With global economic data and markets on edge, and central banks feverishly at work to keep their decade of emergency level policy and recovery intact, here’s a simple but important picture.
What it shows is a decade of the greatest country credit expansion in history. With China now the 2nd largest in the world, this planned economy has grown GDP by several trillion US$ but with over $25 trillion of new debt.
Behind the lines it shows how massive infrastructure spend drove new global demand for commodities from everywhere and how China became the largest car market and largest exporter of finished good in the world. It shows how they rolled out new cities with plans to fill them.
But if debt pulls future economic growth forward, it also shows that growth is and likely will be increasingly challenged.

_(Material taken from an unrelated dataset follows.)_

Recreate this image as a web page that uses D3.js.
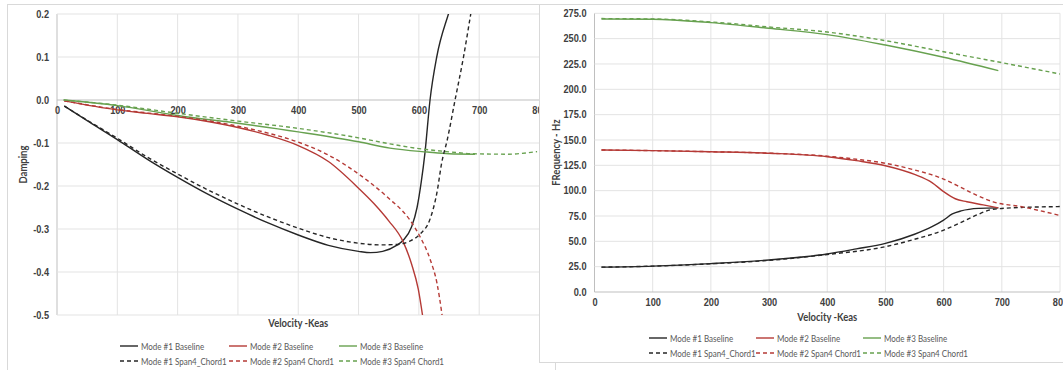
<!DOCTYPE html>
<html>
<head>
<meta charset="utf-8">
<script src="https://cdn.jsdelivr.net/npm/d3@7"></script>
<style>
  html, body { margin: 0; padding: 0; background: #fff; }
  svg { display: block; font-family: Lato, "Open Sans", sans-serif; }
  .tick text { font-size: 10px; font-weight: 700; fill: #404040; }
  .title { font-size: 11px; font-weight: 700; fill: #404040; }
  .legend text { font-size: 10px; fill: #595959; }
</style>
</head>
<body>
<svg id="chart" width="1063" height="370"></svg>
<script>
// ---------- tick values ----------
const velTicks = [0, 100, 200, 300, 400, 500, 600, 700, 800];
const dampTicks = [-0.5, -0.4, -0.3, -0.2, -0.1, 0.0, 0.1, 0.2];
const freqTicks = [0, 25, 50, 75, 100, 125, 150, 175, 200, 225, 250, 275];

// ---------- damping vs velocity ----------
const dampMode1BaseVel = [12, 50, 100, 150, 200, 250, 300, 350, 400, 450, 500, 520, 540, 563, 574, 588, 597, 604, 610, 618.5, 629.6, 649, 660];
const dampMode1Base    = [-0.014, -0.048, -0.092, -0.138, -0.18, -0.219, -0.254, -0.286, -0.314, -0.338, -0.352, -0.355, -0.352, -0.338, -0.326, -0.295, -0.25, -0.19, -0.124, 0.0, 0.1, 0.2, 0.25];
const dampMode1SpanVel = [12, 50, 100, 150, 200, 250, 300, 350, 400, 450, 500, 536, 563, 585, 602, 619, 630, 638, 647, 660, 674, 686, 692];
const dampMode1Span    = [-0.014, -0.047, -0.089, -0.133, -0.172, -0.209, -0.242, -0.272, -0.298, -0.32, -0.333, -0.337, -0.336, -0.328, -0.312, -0.275, -0.215, -0.145, -0.093, 0.0, 0.1, 0.2, 0.25];

const dampMode2BaseVel = [12, 100, 150, 200, 250, 300, 350, 400, 450, 500, 525, 550, 574, 588, 599, 606, 612];
const dampMode2Base    = [-0.002, -0.023, -0.031, -0.039, -0.05, -0.064, -0.082, -0.106, -0.143, -0.205, -0.24, -0.281, -0.33, -0.382, -0.44, -0.5, -0.56];
const dampMode2SpanVel = [12, 100, 150, 200, 250, 300, 350, 400, 450, 500, 547, 585, 602, 619, 630, 638, 642];
const dampMode2Span    = [-0.002, -0.022, -0.03, -0.038, -0.048, -0.061, -0.077, -0.098, -0.128, -0.172, -0.225, -0.279, -0.318, -0.372, -0.426, -0.496, -0.54];

const dampMode3BaseVel = [11, 100, 200, 300, 400, 500, 552, 614, 650, 693];
const dampMode3Base    = [0.0, -0.013, -0.036, -0.054, -0.074, -0.097, -0.112, -0.121, -0.125, -0.126];
const dampMode3SpanVel = [11, 100, 200, 300, 400, 500, 552, 600, 646, 691, 746, 796];
const dampMode3Span    = [0.0, -0.012, -0.031, -0.049, -0.066, -0.088, -0.102, -0.113, -0.12, -0.125, -0.126, -0.12];

// ---------- frequency vs velocity ----------
const freqMode1BaseVel = [12, 100, 200, 300, 400, 450, 500, 550, 580, 600, 615, 630, 660, 694];
const freqMode1Base    = [24.5, 25.5, 28.0, 31.6, 37.5, 42.5, 48.0, 57.0, 64.5, 71.0, 77.0, 80.0, 82.5, 83.0];
const freqMode1SpanVel = [12, 100, 200, 300, 400, 500, 550, 593, 627, 657, 685, 737, 791, 800];
const freqMode1Span    = [24.5, 25.5, 27.8, 31.2, 37.0, 44.7, 52.0, 59.5, 67.8, 76.0, 81.6, 83.5, 84.2, 84.3];

const freqMode2BaseVel = [12, 100, 200, 300, 400, 450, 500, 550, 580, 600, 620, 640, 668, 694];
const freqMode2Base    = [140.1, 139.5, 138.4, 136.9, 133.5, 129.6, 124.6, 116.0, 108.0, 99.0, 92.0, 89.0, 86.0, 83.0];
const freqMode2SpanVel = [12, 100, 200, 300, 400, 450, 500, 550, 593, 627, 651, 685, 737, 800];
const freqMode2Span    = [140.1, 139.5, 138.4, 137.0, 134.0, 131.0, 127.0, 120.4, 113.0, 104.0, 97.0, 89.0, 83.8, 75.5];

const freqMode3BaseVel = [12, 100, 200, 300, 400, 500, 600, 694];
const freqMode3Base    = [269.4, 269.2, 265.8, 260.2, 254.0, 243.7, 231.6, 218.4];
const freqMode3SpanVel = [12, 100, 200, 300, 400, 500, 600, 700, 800];
const freqMode3Span    = [269.8, 269.4, 266.5, 261.5, 256.5, 248.0, 237.1, 226.3, 215.1];

// ---------- series styling ----------
const colors = { m1: "#262626", m2: "#b53a36", m3: "#67a14f" };
const dash = "4 3";
const legendLabels = [
  ["Mode #1 Baseline", "m1", false], ["Mode #2 Baseline", "m2", false], ["Mode #3 Baseline", "m3", false],
  ["Mode #1 Span4_Chord1", "m1", true], ["Mode #2 Span4 Chord1", "m2", true], ["Mode #3 Span4 Chord1", "m3", true]
];

const svg = d3.select("#chart");
const zip = (xs, ys) => xs.map((x, i) => [x, ys[i]]);
const fmt1 = d => d.toFixed(1);

// narrow a text horizontally by a factor, keeping it as live text
function condense(sel, k) {
  sel.each(function () {
    const w = this.getComputedTextLength();
    d3.select(this).attr("textLength", w * k).attr("lengthAdjust", "spacingAndGlyphs");
  });
}

function drawPanel(cfg) {
  const g = svg.append("g");
  // chart frame
  g.append("rect").attr("x", cfg.frame[0]).attr("y", cfg.frame[1])
    .attr("width", cfg.frame[2]).attr("height", cfg.frame[3])
    .attr("fill", "#fff").attr("stroke", "#d9d9d9").attr("stroke-width", 1);

  const x = d3.scaleLinear().domain([0, 800]).range(cfg.xr);
  const y = d3.scaleLinear().domain(cfg.yd).range(cfg.yr);

  // gridlines
  g.append("g").selectAll("line").data(velTicks).join("line")
    .attr("x1", d => x(d)).attr("x2", d => x(d))
    .attr("y1", cfg.yr[0]).attr("y2", cfg.yr[1])
    .attr("stroke", d => d === 0 ? "#bfbfbf" : "#e3e3e3").attr("stroke-width", 1);
  g.append("g").selectAll("line").data(cfg.yTicks).join("line")
    .attr("x1", cfg.xr[0]).attr("x2", cfg.xr[1])
    .attr("y1", d => y(d)).attr("y2", d => y(d))
    .attr("stroke", d => d === cfg.xAxisAt ? "#bfbfbf" : "#e3e3e3").attr("stroke-width", 1);

  // axes labels
  const ya = g.append("g").attr("transform", `translate(${cfg.xr[0]},0)`)
    .call(d3.axisLeft(y).tickValues(cfg.yTicks).tickFormat(fmt1).tickSize(0).tickPadding(8));
  ya.select(".domain").remove();
  const xa = g.append("g").attr("transform", `translate(0,${y(cfg.xAxisAt)})`)
    .call(d3.axisBottom(x).tickValues(velTicks).tickFormat(d3.format("d")).tickSize(0).tickPadding(7));
  xa.select(".domain").remove();
  g.selectAll(".tick text").attr("font-family", null).attr("font-size", null);
  condense(g.selectAll(".tick text"), 0.92);

  // curves
  const clipId = cfg.id + "-clip";
  g.append("clipPath").attr("id", clipId).append("rect")
    .attr("x", cfg.xr[0]).attr("y", cfg.yr[1])
    .attr("width", cfg.xr[1] - cfg.xr[0]).attr("height", cfg.yr[0] - cfg.yr[1]);
  const line = d3.line().x(d => x(d[0])).y(d => y(d[1])).curve(d3.curveMonotoneX);
  const lg = g.append("g").attr("clip-path", `url(#${clipId})`);
  cfg.series.forEach(s => {
    lg.append("path").datum(zip(s.vel, s.val))
      .attr("d", line).attr("fill", "none")
      .attr("stroke", colors[s.key]).attr("stroke-width", 1.4)
      .attr("stroke-dasharray", s.dashed ? dash : null);
  });

  // axis titles
  const xt = g.append("text").attr("class", "title").attr("text-anchor", "middle")
    .attr("x", (cfg.xr[0] + cfg.xr[1]) / 2).attr("y", cfg.xTitleY).text("Velocity -Keas");
  const yt = g.append("text").attr("class", "title").attr("text-anchor", "middle")
    .attr("transform", `translate(${cfg.yTitleX},${(cfg.yr[0] + cfg.yr[1]) / 2}) rotate(-90)`)
    .text(cfg.yTitle);
  condense(xt, 0.86);
  condense(yt, 0.86);

  // legend
  const leg = g.append("g").attr("class", "legend");
  legendLabels.forEach((l, i) => {
    const col = i % 3, row = Math.floor(i / 3);
    const lx = cfg.legX[col], ly = cfg.legY[row];
    leg.append("line").attr("x1", lx).attr("x2", lx + 18).attr("y1", ly).attr("y2", ly)
      .attr("stroke", colors[l[1]]).attr("stroke-width", 1.4)
      .attr("stroke-dasharray", l[2] ? dash : null);
    leg.append("text").attr("x", lx + 21).attr("y", ly).attr("dy", "0.35em").text(l[0]);
  });
  condense(leg.selectAll("text"), 0.8);
}

// left: damping
drawPanel({
  id: "damp",
  frame: [7.5, 4.5, 548, 380],
  xr: [57, 539.5], yd: [-0.5, 0.2], yr: [315, 14],
  yTicks: dampTicks, xAxisAt: 0,
  xTitleY: 327, yTitleX: 27, yTitle: "Damping",
  legX: [120, 229, 339], legY: [346, 361],
  series: [
    { key: "m1", dashed: false, vel: dampMode1BaseVel, val: dampMode1Base },
    { key: "m2", dashed: false, vel: dampMode2BaseVel, val: dampMode2Base },
    { key: "m3", dashed: false, vel: dampMode3BaseVel, val: dampMode3Base },
    { key: "m1", dashed: true, vel: dampMode1SpanVel, val: dampMode1Span },
    { key: "m2", dashed: true, vel: dampMode2SpanVel, val: dampMode2Span },
    { key: "m3", dashed: true, vel: dampMode3SpanVel, val: dampMode3Span }
  ]
});

// right: frequency
drawPanel({
  id: "freq",
  frame: [539.5, 4.5, 540, 358],
  xr: [594.5, 1060], yd: [0, 275], yr: [292, 13.3],
  yTicks: freqTicks, xAxisAt: 0,
  xTitleY: 321, yTitleX: 560, yTitle: "FRequency - Hz",
  legX: [649, 756, 863], legY: [338, 353],
  series: [
    { key: "m1", dashed: false, vel: freqMode1BaseVel, val: freqMode1Base },
    { key: "m2", dashed: false, vel: freqMode2BaseVel, val: freqMode2Base },
    { key: "m3", dashed: false, vel: freqMode3BaseVel, val: freqMode3Base },
    { key: "m1", dashed: true, vel: freqMode1SpanVel, val: freqMode1Span },
    { key: "m2", dashed: true, vel: freqMode2SpanVel, val: freqMode2Span },
    { key: "m3", dashed: true, vel: freqMode3SpanVel, val: freqMode3Span }
  ]
});
</script>
</body>
</html>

What it doesn’t show are the unintended consequences of such an expansion, excess capacities and a growing but maybe still really unknown number of non-performing loans.
What it also doesn’t show is that China accomplished whatever this decade became, their boom, with the tailwind of every major central bank, certainly the Fed/ECB/BoJ, experimenting feverishly with stimulative policy only to deliver an extended but low growth recovery of their own.
There is much to worry about in the financial world right now. EU bank stability in their negative interest rate world, Brexit, the HK situation, seemingly a shortage of global USDs, regional housing bubbles, a brewing trade war. Global economic numbers are rolling over and many yield curves are inverted. There’s a slowdown upon this world of central bank induced excess.
So now what does this planned economy, the greatest credit expansion in history, got planned?